The Madani Academy is taking over the former council-owned Merefield House in Buckland, which has been empty since early last year.

Merefield House, Nutfield Place, Portsmouth.

Merefield House, Nutfield Place, Portsmouth.

The Muslim community has been fundraising to pay privately for the school to open, and has raised more than £300,000 so far.

But a petition launched on the internet has attracted 266 signatures protesting about the school, saying it promotes segregation of the Christian and Islamic faiths.

One of the school’s directors Luthufur Rahman said that wasn’t the case.

He said: ‘There are many faith schools all over the country, lots of church-led schools in England.
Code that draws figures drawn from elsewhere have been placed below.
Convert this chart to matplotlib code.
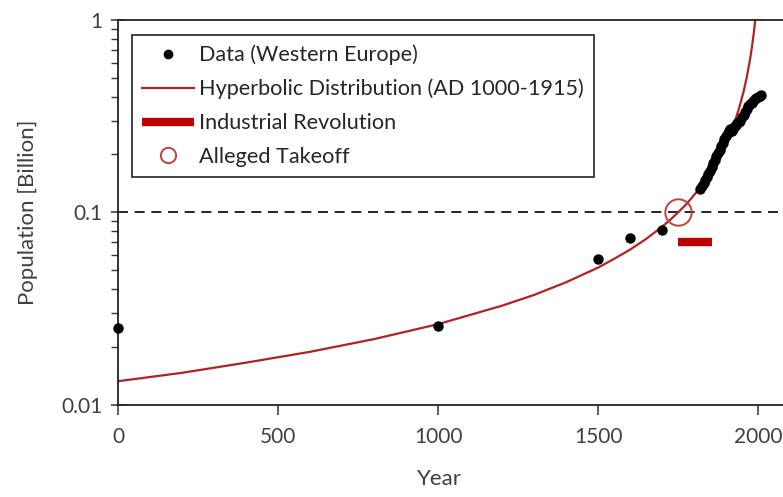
import matplotlib
matplotlib.use("Agg")
import matplotlib.pyplot as plt
from matplotlib.lines import Line2D
from matplotlib.ticker import FixedLocator, FixedFormatter, LogLocator, NullFormatter

plt.rcParams['font.family'] = ['Lato', 'DejaVu Sans']

# --- data ---
# sparse early estimates (Western Europe, billions)
early_years = [0, 1000, 1500, 1600, 1700]
early_pop = [0.025, 0.0256, 0.0573, 0.0737, 0.081]

# dense record 1820-2008
recent_years = [1820, 1825, 1830, 1835, 1840, 1845, 1850, 1855, 1860, 1865,
                1870, 1875, 1880, 1885, 1890, 1895, 1900, 1905, 1910, 1913,
                1916, 1919, 1922, 1925, 1930, 1935, 1940, 1945, 1950, 1955,
                1960, 1965, 1970, 1975, 1980, 1985, 1990, 1995, 2000, 2005, 2008]
recent_pop = [0.132, 0.137, 0.142, 0.147, 0.153, 0.158, 0.165, 0.172, 0.180, 0.188,
              0.196, 0.204, 0.212, 0.221, 0.230, 0.240, 0.250, 0.259, 0.266, 0.270,
              0.268, 0.266, 0.272, 0.279, 0.286, 0.291, 0.296, 0.300, 0.312, 0.322,
              0.334, 0.345, 0.356, 0.364, 0.372, 0.380, 0.388, 0.393, 0.398, 0.403, 0.406]

# hyperbolic fit (AD 1000-1915)
hyp_years = [0, 200, 400, 600, 800, 1000, 1200, 1300, 1400, 1500, 1550, 1600, 1650,
             1700, 1725, 1750, 1775, 1800, 1825, 1850, 1880, 1900, 1920, 1940, 1955,
             1965, 1975, 1982, 1987, 1991, 1993]
hyp_pop = [0.0133, 0.0147, 0.0166, 0.0189, 0.0220, 0.0263, 0.0328, 0.0373,
           0.0434, 0.0517, 0.0574, 0.0641, 0.0728, 0.0843, 0.0914, 0.100, 0.110,
           0.123, 0.139, 0.160, 0.194, 0.227, 0.273, 0.344, 0.425, 0.506, 0.623,
           0.744, 0.865, 0.993, 1.07]

industrial_years = [1750, 1855]
industrial_level = [0.0703, 0.0703]

takeoff_year = [1750]
takeoff_pop = [0.1]

reference_level = 0.1

red_line = '#b22222'
red_bar = '#c00000'
red_circle = '#c0413b'

fig = plt.figure(figsize=(7.83, 4.97), dpi=100)
ax = fig.add_axes([0.1507, 0.185, 0.8493, 0.775])

ax.axhline(reference_level, color='black', linestyle=(0, (6, 4)), linewidth=1.2, zorder=1)
ax.plot(hyp_years, hyp_pop, color=red_line, linewidth=1.6, zorder=2)
ax.plot(industrial_years, industrial_level, color=red_bar, linewidth=6,
        solid_capstyle='butt', zorder=3)
ax.plot(early_years + recent_years, early_pop + recent_pop, 'o', color='black',
        markersize=7.5, markeredgewidth=0, zorder=4, clip_on=False)
ax.plot(takeoff_year, takeoff_pop, 'o', markerfacecolor='none',
        markeredgecolor=red_circle, markersize=19, markeredgewidth=1.4, zorder=5)

ax.set_yscale('log')
ax.set_ylim(0.01, 1)
ax.set_xlim(0, 2078)

ax.yaxis.set_major_locator(FixedLocator([0.01, 0.1, 1]))
ax.yaxis.set_major_formatter(FixedFormatter(['0.01', '0.1', '1']))
ax.yaxis.set_minor_locator(LogLocator(base=10, subs=range(2, 10)))
ax.yaxis.set_minor_formatter(NullFormatter())
ax.set_xticks([0, 500, 1000, 1500, 2000])

ax.tick_params(axis='y', which='major', direction='inout', length=10, width=1.1,
               labelsize=15, pad=6, colors='#333333', labelcolor='#404040')
ax.tick_params(axis='y', which='minor', direction='out', length=5, width=1.0, colors='#333333')
ax.tick_params(axis='x', which='major', direction='out', length=7, width=1.1,
               labelsize=15, pad=9, colors='#333333', labelcolor='#404040')

for side in ['left', 'bottom', 'top']:
    ax.spines[side].set_linewidth(1.3)
    ax.spines[side].set_color('#222222')
ax.spines['right'].set_visible(False)

ax.set_xlabel('Year', fontsize=16, color='#404040')
ax.set_ylabel('Population [Billion]', fontsize=16, color='#404040')
ax.xaxis.set_label_coords(0.484, -0.165)
ax.yaxis.set_label_coords(-0.12, 0.5)

handles = [
    Line2D([], [], linestyle='none', marker='o', color='black', markersize=6),
    Line2D([], [], color=red_line, linewidth=1.6),
    Line2D([], [], color=red_bar, linewidth=6, solid_capstyle='butt'),
    Line2D([], [], linestyle='none', marker='o', markerfacecolor='none',
           markeredgecolor=red_circle, markersize=11, markeredgewidth=1.4),
]
labels = ['Data (Western Europe)', 'Hyperbolic Distribution (AD 1000-1915)',
          'Industrial Revolution', 'Alleged Takeoff']
leg = ax.legend(handles, labels, loc='upper left', bbox_to_anchor=(0.021, 0.961),
                borderaxespad=0, fontsize=15.6, frameon=True, fancybox=False,
                edgecolor='black', handlelength=2.4, handletextpad=0.25,
                labelspacing=0.63, borderpad=0.45, labelcolor='#262626')
leg.get_frame().set_linewidth(1.3)

fig.savefig('out.png', dpi=100)
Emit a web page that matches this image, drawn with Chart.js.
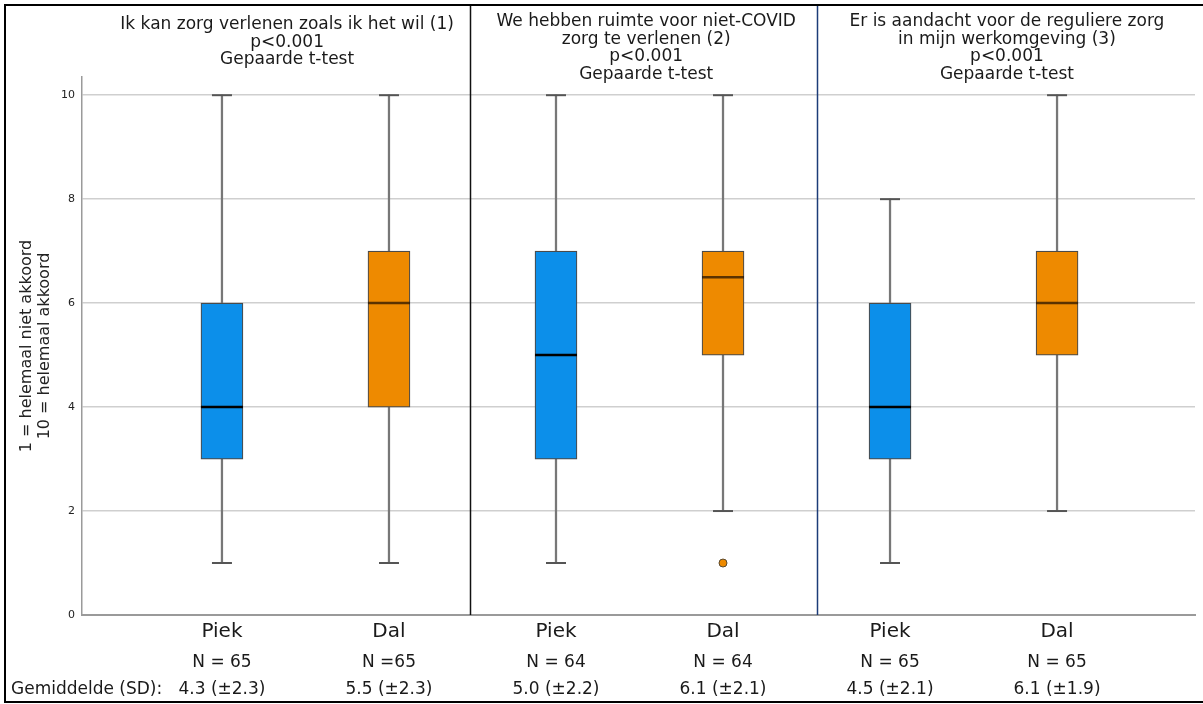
<!DOCTYPE html>
<html>
<head>
<meta charset="utf-8">
<script src="https://cdn.jsdelivr.net/npm/chart.js@4.4.1/dist/chart.umd.min.js"></script>
<style>
  html, body { margin: 0; padding: 0; background: #fff; }
  #box { width: 1203px; height: 704px; }
</style>
</head>
<body>
<div id="box"><canvas id="chart" width="1203" height="704"></canvas></div>
<script>
'use strict';

// ── data ──────────────────────────────────────────────────────────────────────
const groups     = ['Piek', 'Dal', 'Piek', 'Dal', 'Piek', 'Dal'];
const whiskerLo  = [1, 1, 1, 2, 1, 2];
const q1         = [3, 4, 3, 5, 3, 5];
const medians    = [4, 6, 5, 6.5, 4, 6];
const q3         = [6, 7, 7, 7, 6, 7];
const whiskerHi  = [10, 10, 10, 10, 8, 10];
const outliers   = [{ group: 3, value: 1 }];
const nLabels    = ['N = 65', 'N =65', 'N = 64', 'N = 64', 'N = 65', 'N = 65'];
const meanLabels = ['4.3 (\u00b12.3)', '5.5 (\u00b12.3)', '5.0 (\u00b12.2)', '6.1 (\u00b12.1)', '4.5 (\u00b12.1)', '6.1 (\u00b11.9)'];
const yTicks     = [0, 2, 4, 6, 8, 10];
const panelTitles = [
  ['Ik kan zorg verlenen zoals ik het wil (1)', 'p<0.001', 'Gepaarde t-test'],
  ['We hebben ruimte voor niet-COVID', 'zorg te verlenen (2)', 'p<0.001', 'Gepaarde t-test'],
  ['Er is aandacht voor de reguliere zorg', 'in mijn werkomgeving (3)', 'p<0.001', 'Gepaarde t-test'],
];
const yTitle = ['1 = helemaal niet akkoord', '10 = helemaal akkoord'];

// ── look ──────────────────────────────────────────────────────────────────────
const BLUE   = '#0c8fea';
const ORANGE = '#ee8a00';
const FONT   = '"DejaVu Sans", Verdana, sans-serif';
const fill   = groups.map(g => g === 'Piek' ? BLUE : ORANGE);
const medCol = groups.map(g => g === 'Piek' ? '#000' : 'rgba(40,20,0,0.75)');

// panel layout in x-scale units
const dividers     = [{ at: 1.485, color: '#111' }, { at: 3.563, color: '#1c3c78' }];
const titleCenters = [0.39, 2.54, 4.70];
const titleTops    = [25, 22, 22];

const idx = groups.map((_, i) => i);

const annotate = {
  id: 'annotate',
  afterDraw(chart) {
    const { ctx, chartArea, scales: { x } } = chart;
    ctx.save();

    // panel dividers
    dividers.forEach(d => {
      const px = Math.round(x.getPixelForValue(d.at)) + 0.5;
      ctx.strokeStyle = d.color;
      ctx.lineWidth = 1.5;
      ctx.beginPath();
      ctx.moveTo(px, 5);
      ctx.lineTo(px, chartArea.bottom);
      ctx.stroke();
    });

    // panel titles
    ctx.fillStyle = '#1a1a1a';
    ctx.textAlign = 'center';
    ctx.textBaseline = 'middle';
    ctx.font = `17px ${FONT}`;
    panelTitles.forEach((lines, p) => {
      const cx = x.getPixelForValue(titleCenters[p]);
      lines.forEach((t, k) => ctx.fillText(t, cx, titleTops[p] + k * 17.5));
    });

    // group labels, N, means
    idx.forEach(i => {
      const cx = x.getPixelForValue(i);
      ctx.font = `20px ${FONT}`;
      ctx.fillText(groups[i], cx, 632);
      ctx.font = `17px ${FONT}`;
      ctx.fillText(nLabels[i], cx, 663);
      ctx.fillText(meanLabels[i], cx, 690);
    });
    ctx.textAlign = 'left';
    ctx.font = `17px ${FONT}`;
    ctx.fillText('Gemiddelde (SD):', 11, 690);

    // outer frame
    ctx.strokeStyle = '#000';
    ctx.lineWidth = 2;
    ctx.beginPath();
    ctx.moveTo(1203, 5);
    ctx.lineTo(5, 5);
    ctx.lineTo(5, 702);
    ctx.lineTo(1203, 702);
    ctx.stroke();
    ctx.restore();
  },
};

new Chart(document.getElementById('chart'), {
  type: 'bar',
  data: {
    datasets: [
      {
        type: 'line', label: 'median', order: 0, showLine: false,
        data: idx.map(i => ({ x: i, y: medians[i] })),
        pointStyle: 'line', pointRadius: 21, pointHoverRadius: 21,
        pointBorderColor: medCol, pointBorderWidth: 2.5,
      },
      {
        type: 'line', label: 'caps', order: 1, showLine: false,
        data: idx.flatMap(i => [{ x: i, y: whiskerLo[i] }, { x: i, y: whiskerHi[i] }]),
        pointStyle: 'line', pointRadius: 10, pointHoverRadius: 10,
        pointBorderColor: '#555', pointBorderWidth: 2,
      },
      {
        type: 'line', label: 'outliers', order: 1, showLine: false,
        data: outliers.map(o => ({ x: o.group, y: o.value })),
        pointStyle: 'circle', pointRadius: 4, pointHoverRadius: 4,
        pointBackgroundColor: outliers.map(o => fill[o.group]),
        pointBorderColor: '#5a4a30', pointBorderWidth: 1,
      },
      {
        label: 'box', order: 2, grouped: false,
        data: idx.map(i => ({ x: i, y: [q1[i], q3[i]] })),
        backgroundColor: fill, borderColor: '#4a4a4a', borderWidth: 1.2,
        borderSkipped: false, barThickness: 42,
      },
      {
        label: 'whisker', order: 3, grouped: false,
        data: idx.map(i => ({ x: i, y: [whiskerLo[i], whiskerHi[i]] })),
        backgroundColor: '#777', borderWidth: 0, barThickness: 1.6,
      },
    ],
  },
  options: {
    responsive: false,
    animation: false,
    layout: { autoPadding: false, padding: { left: 6, top: 77, right: 8, bottom: 89 } },
    plugins: { legend: { display: false }, tooltip: { enabled: false } },
    scales: {
      x: {
        type: 'linear', min: -0.838, max: 5.826, offset: false,
        ticks: { display: false },
        grid: { display: false, offset: false },
        border: { display: true, color: '#9a9a9a', width: 2 },
        afterFit: s => { s.height = 0; s.paddingLeft = 0; s.paddingRight = 0; },
      },
      y: {
        min: 0, max: 10.35,
        afterBuildTicks: s => { s.ticks = yTicks.map(v => ({ value: v })); },
        afterFit: s => { s.width = 76; },
        ticks: { color: '#222', font: { family: FONT, size: 11 }, padding: 7 },
        grid: { color: '#cfcfcf', lineWidth: 1.5, drawTicks: false },
        border: { color: '#9a9a9a', width: 1.5 },
        title: {
          display: true, text: yTitle, color: '#222',
          font: { family: FONT, size: 16, lineHeight: '18px' },
          padding: { top: 12, bottom: 0 },
        },
      },
    },
  },
  plugins: [annotate],
});
</script>
</body>
</html>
This is the same thing.

‘The pupils who will come here will be taught to contribute to their city and their country.’

There are around 40 Muslim schools already established in England and Wales, though none in Scotland, Northern Ireland or Ireland.

Some are state-funded though many, like the Madani Academy, raised the cash needed to buy or build their schools privately.

The people behind the Madani Academy bought Merefield House, in Lake Road, from the council for £750,000, and the £300,000 sum raised has allowed them to pay the final deposit.

The organisation is now raising more money to be able to pay for the building in full.

Mr Rahman said: ‘Everybody in the Muslim community has helped, and everybody has contributed either physically or financially. It is a real community project.’

Officers from Ofsted visited the school last month and said the building was not yet ready to become a school.

A fire certificate needs to be granted before it can open, which the directors hope will be in October.

Only then will the boards come down from the Lake Road building’s windows and children be allowed in.

Mr Rahman said: ‘We’d hoped to open on September 4 but that’s too close. Now we think the earliest pupil registration time will be October.’

The school hopes to eventually teach Muslim children aged five to 16, though to begin with five-year-olds in Year 1, to nine-year-olds in Year 4.